2. Go into chef-repo directory and create a new directory .chef there. Inside .chef directory create a file called knife.rb. Add following line in knife.rb :
cookbook_path ['../cookbooks']
Above line will configure knife with chef framework and will tell knife where cookbooks are stored.
You will have to provide the path of cookbooks which in this case inside chef-repo directory.
3. Run command :
knife cookbook create myapp
This will create you own cookbook with name myapp. This will also have all the directories to define other chef components.
myapp directory structure will look like :
.
|-- attributes
|-- CHANGELOG.md
|-- definitions
|-- files
| `-- default
|-- libraries
|-- metadata.rb
|-- providers
|-- README.md
|-- recipes
| `-- default.rb
|-- resources
`-- templates
`-- default
Adding Apache cookbook and configuring with chef :
1. Go to 'myapp' directory and run following command :
knife cookbook site install apache2
This will download already created cookbook apache2. This will also download dependencies for apache, if any.
2. Open default.rb file inside myapp/recipes directory. This is the first file which will get executed by chef.
3. Add following snippet of code in default.rb file:
include_recipe "apache2"
apache_site "default" do
enable true
end
As we discussed, cookbook can have various recipes. We are including desired ones in our own cookbook. So, at first line we are including apache2 recipe which comes with apache2 cookbook. On the next line, we are setting value of apache_site attribute to true. This will add a demo html file in apache document root directory. There could be various attributes which you can customize like server timeout, listening_port. You can check more configuration options on site https://github.com/onehealth-cookbooks/apache2.
Configuring vagrant to test your chef project :
1. Let's add vagrant base box to test our chef code. This box will act as a separate new machine for us.

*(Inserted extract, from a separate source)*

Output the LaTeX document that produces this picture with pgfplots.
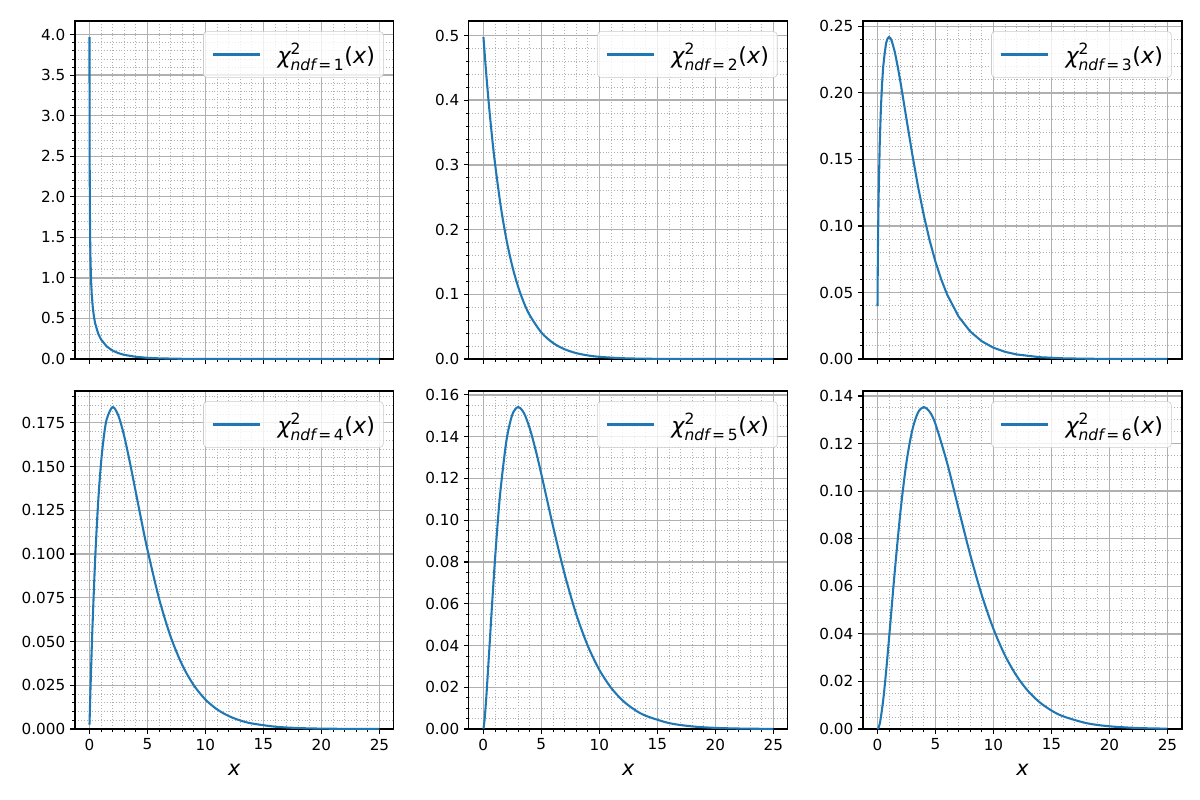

We don't have to go through any OS installation steps. You can think of it as a ready to use machine.
vagrant add MyCentOSBox http://www.lyricalsoftware.com/downloads/centos65.box
Above command will add a vagrant box with Cent-OS from given url and vagrant will identify it with name MyCentOSBox. You can also choose any other type of box from http://www.vagrantbox.es/.
Above command will also place a Vagrantfile in the current directory. This file will have following code which tells vagrant which is the default box.
Vagrant.configure("2") do |config|
config.vm.box = "MyCentOSBox"
config.vm.box_url = "http://www.lyricalsoftware.com/downloads/centos65.box"
end
2. To integrate chef with Vagrant for provisioning, open Vagrantfile and add following code.
Vagrant.configure("2") do |config|
config.vm.box = "MyCentOSBox"
config.vm.box_url = "http://www.lyricalsoftware.com/downloads/centos65.box"
config.vm.provision :chef_solo do |chef|
chef.cookbooks_path = "~/chef-repo/cookbooks/"
chef.add_recipe "myapp"
end
end
Above code will configured chef solo with vagrant. We are also providing cookbook path and recipe name which we want to execute by vagrant.
Running chef scripts through vagrant
1. Add port forwarding :
Apache will be install inside virtual machine, so we need some way to test our site through browser. Vagrant allows you to map a port on the your machine i.e. host machine to a port on the virtual machine, by forwarding all the traffic. So, let’s map port 8888 on localhost to port 80 on the virtual machine. You will just have to add following one line inside config code in Vagrantfile.
Vagrant.configure("2") do |config|
config.vm.box = "MyCentOSBox"
config.vm.box_url = "http://www.lyricalsoftware.com/downloads/centos65.box
config.vm.network :forwarded_port, guest: 80, host: 8888
config.vm.provision :chef_solo do |chef|
chef.cookbooks_path = "~/chef-repo/cookbooks/"
chef.add_recipe "myapp"
end
end
2. Now, we are all set to run our chef script through vagrant. Just run the following command. This will boot the vm and also do the provisioning.
vagrant up
If you have already booted vm and just want to re-provision chef. Just run the following command.
vagrant provision
Now you can open http://localhost:8888/ on your machine's browser and you will see apache's default page.
3. To shutdown vm just run command
vagrant halt
4. To try again from scratch :
Just run following command :
vagrant destroy
and followed by command :
vagrant up
You can also login to vm using :
vagrant ssh
Thanks for reading. I hope, using this blog, you will be able to automate your project infrastructure. I would appreciate your comments and suggestions, if any.